I previously dealt with a family member’s estate and the pension company would not give any details until after the inquest.
The inquest date was seven months after the death. If this happens next year this will hold up probate, causing extra costs and stress.
Steve Webb: Scroll down to find out how to ask him YOUR pension question
Steve Webb replies: When the rules around pensions and inheritance tax change in April 2027, this will affect the tax treatment of unspent pensions, but should not change the way that pension schemes decide who should get the money after your death.
Starting with your private pension, it is good that you have completed an ‘expression of wishes’ form to say who you would like to receive any unspent pension balance after your death.
Ideally everyone should do this for every pension that they have. They should also keep such forms updated, especially if they have had a change of family circumstances such as a divorce.
Having a clear and up-to-date statement of who you want to get the money will make life much easier and speed up the payout after your death.
You will notice however that it is called an ‘expression of wishes’ form rather than an ‘instruction’. This is because it is the trustees of the pension scheme who have the final say on where the money goes.
In most cases, the trustees are likely to honour your request and pay the money to your daughter. But some cases are more controversial.
For example, what happens if someone originally nominated a first wife or husband and then remarries but hasn’t updated the form?
The trustees will need to decide whether to pay out to the first wife/husband or the second one (or perhaps split the payment between the two).
People are often surprised that it is not the will that decides where the pension money goes. But decisions around where the pension goes are separate to the will.
A trustee might ask to see the will, to guide them in their decision making – especially in more difficult or complex cases.
But if the expression of wishes form is up to date and seems clear and uncontentious, then the fact that your will leaves everything else to your husband should not over-ride your wishes for the pension.
In terms of inheritance tax, as you probably appreciate, transfers between spouses are free of IHT.
This means that whichever of you and your husband dies first, your estate will transfer to the other and there will be no IHT on these amounts at that point.
When the second of you dies, the value of the remaining estate will then be tested for IHT.
But if you die before your husband and have an unspent pension pot, to be left to your daughter, this is potentially subject to IHT, post April 2027.
However, you have a £325,000 IHT allowance, plus an extra £175,000 allowance if your estate includes your family home and is left to direct descendants.
So, if the only bequest that doesn’t go to your husband is your pension pot, it’s unlikely that there would be an IHT bill at that point.
What the nomination to your daughter will do is use up part of your IHT allowance leaving less unused allowance to be passed on to your husband.

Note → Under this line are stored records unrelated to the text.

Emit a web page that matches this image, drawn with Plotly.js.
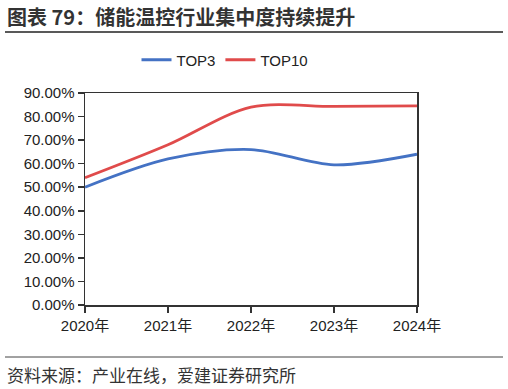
<!DOCTYPE html>
<html>
<head>
<meta charset="utf-8">
<script src="https://cdn.plot.ly/plotly-3.0.1.min.js"></script>
<style>
html,body{margin:0;padding:0;background:#fff;}
#chart{width:508px;height:389px;}
</style>
</head>
<body>
<div id="chart"></div>
<script>
const years = ['2020年', '2021年', '2022年', '2023年', '2024年'];
const top3 = [0.50, 0.62, 0.66, 0.595, 0.64];
const top10 = [0.54, 0.68, 0.84, 0.843, 0.845];
const yTicks = [0, 0.1, 0.2, 0.3, 0.4, 0.5, 0.6, 0.7, 0.8, 0.9];
const titleText = '图表 79：储能温控行业集中度持续提升';
const sourceText = '资料来源：产业在线，爱建证券研究所';

const font = 'Arial, "Liberation Sans", "Noto Sans CJK SC", sans-serif';

const traces = [
  {x: years, y: top3, name: 'TOP3', type: 'scatter', mode: 'lines',
   line: {color: '#4472C4', width: 2.8, shape: 'spline', smoothing: 0.9}},
  {x: years, y: top10, name: 'TOP10', type: 'scatter', mode: 'lines',
   line: {color: '#E04B4B', width: 2.8, shape: 'spline', smoothing: 0.9}}
];

const layout = {
  width: 508, height: 389,
  margin: {l: 85, r: 91, t: 93, b: 84},
  paper_bgcolor: '#fff', plot_bgcolor: '#fff',
  font: {family: font, size: 15, color: '#222'},
  showlegend: true,
  legend: {orientation: 'h', x: 0.5 - 26/332, xanchor: 'center', y: 1 + (93-60)/212, yanchor: 'middle',
           font: {size: 15, color: '#222'}, itemwidth: 30, tracegroupgap: 0},
  xaxis: {type: 'category', range: [0, 4], showgrid: false, zeroline: false,
          showline: true, linecolor: '#333', linewidth: 1.5, mirror: true,
          ticks: 'outside', ticklen: 6, tickcolor: '#333', tickwidth: 1.5,
          tickfont: {size: 15, color: '#222'}, fixedrange: true},
  yaxis: {range: [0, 0.9], tickvals: yTicks, tickformat: '.2%', showgrid: false,
          zeroline: false, showline: true, linecolor: '#333', linewidth: 1.5, mirror: true,
          ticks: 'outside', ticklen: 6, tickcolor: '#333', tickwidth: 1.5,
          tickfont: {size: 15, color: '#222'}, fixedrange: true},
  annotations: [
    {text: '<b>' + titleText + '</b>', xref: 'paper', yref: 'paper',
     x: -80/332, y: 1 + (93-16)/212, xanchor: 'left', yanchor: 'middle', showarrow: false,
     font: {size: 20, color: '#333', family: '"Noto Sans CJK SC", sans-serif'}},
    {text: sourceText, xref: 'paper', yref: 'paper',
     x: -80/332, y: -(374-305)/212, xanchor: 'left', yanchor: 'middle', showarrow: false,
     font: {size: 17, color: '#333', family: '"Noto Sans CJK SC", sans-serif'}}
  ],
  shapes: [
    {type: 'line', xref: 'paper', yref: 'paper', x0: -80/332, x1: 418/332,
     y0: 1 + (93-32)/212, y1: 1 + (93-32)/212, line: {color: '#222', width: 1.5}},
    {type: 'line', xref: 'paper', yref: 'paper', x0: -80/332, x1: 418/332,
     y0: -(357-305)/212, y1: -(357-305)/212, line: {color: '#444', width: 1}}
  ]
};

Plotly.newPlot('chart', traces, layout, {displayModeBar: false, staticPlot: true});
</script>
</body>
</html>
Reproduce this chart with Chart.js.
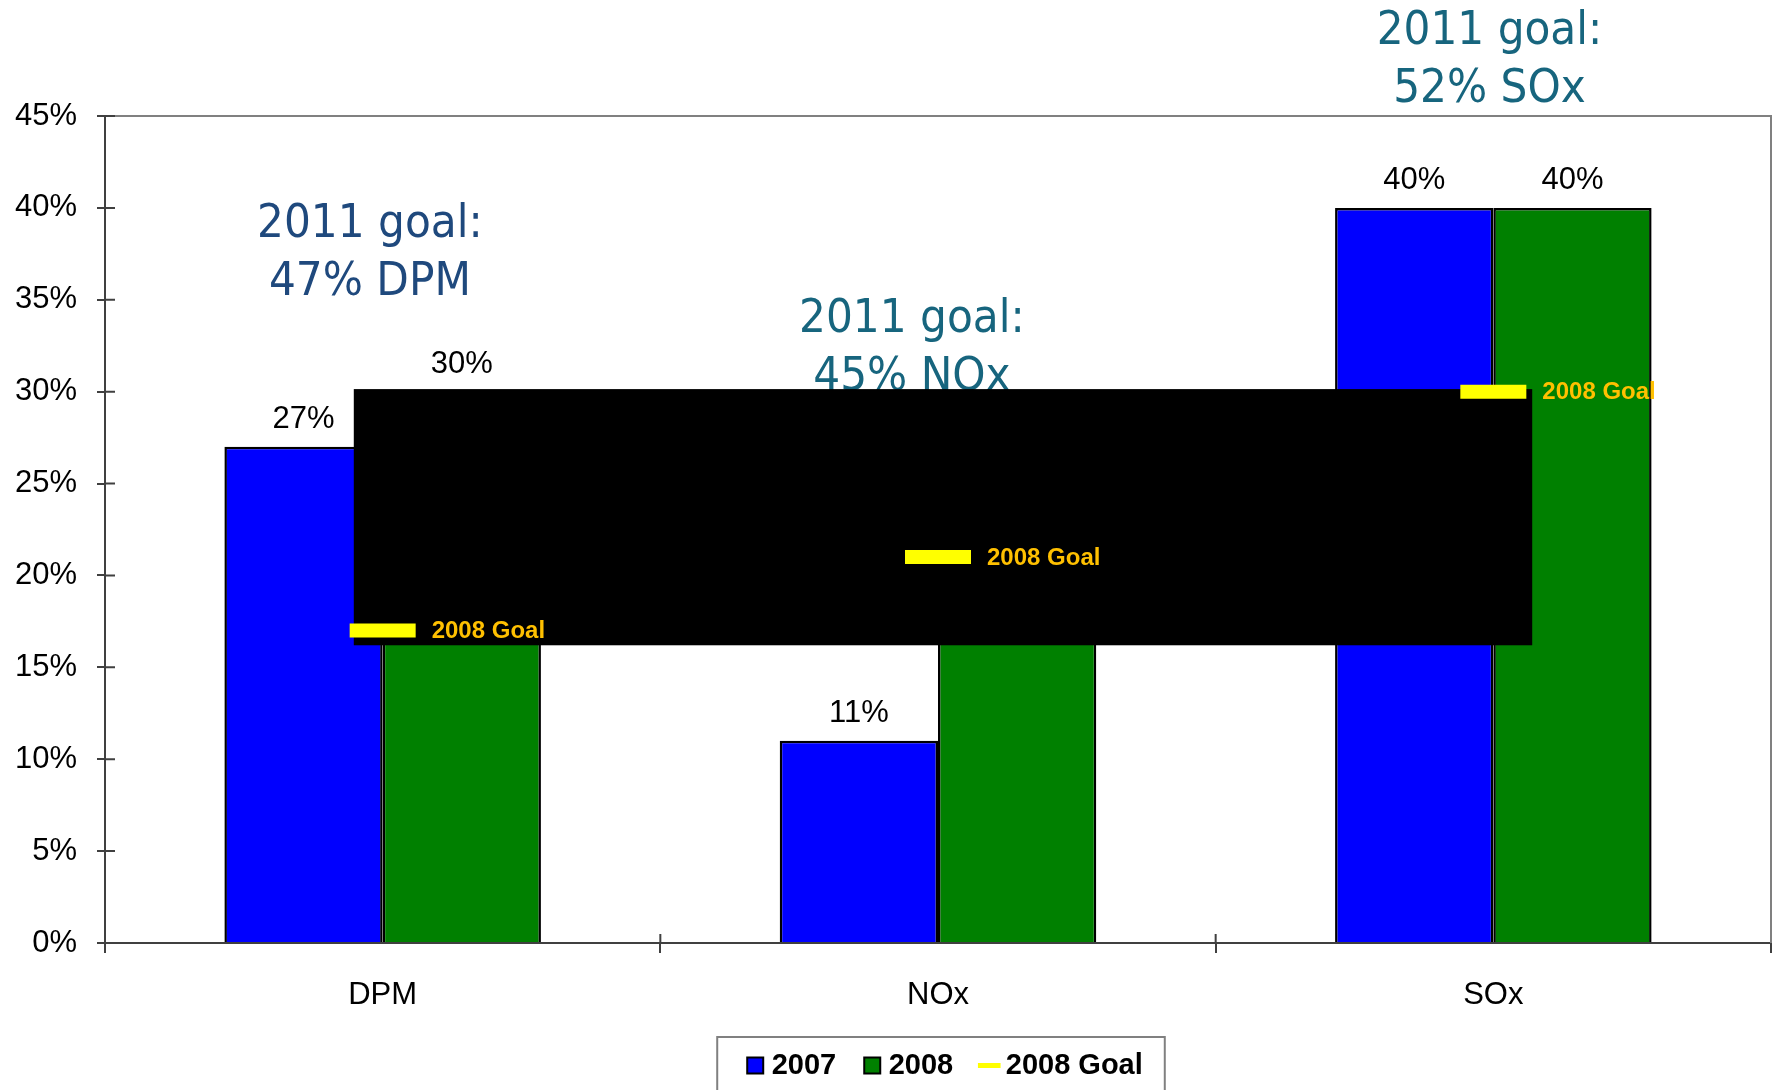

To give a simple example, let us suppose that you have £100,000 in your pension pot and this is passed to your daughter.
This will use up £100,000 of your IHT allowance and leave £225,000 of unused allowance to be passed on to your husband.
When he dies, he will have his own £325,000 plus your £225,000, making £550,000 in total that will be exempt from IHT (plus any extra allowances from both of you in respect of the family home).
In terms of your final observation, you make a very important point about how long all of this can take.
This is especially important given that fines and penalties can apply if the IHT bill is not settled within six months of the death.
All of these new rules will slow down the process of sorting things out after a loved one has died and will delay the point at which you can apply for probate.
This means that in practice it could easily be a year or more after someone dies before all of their financial affairs have been fully tied up.
I cannot help feeling that once people start to experience the system in action in 2027 there will be an outcry about how difficult things are for bereaved families, and I hope that the rules and deadlines will then be relaxed.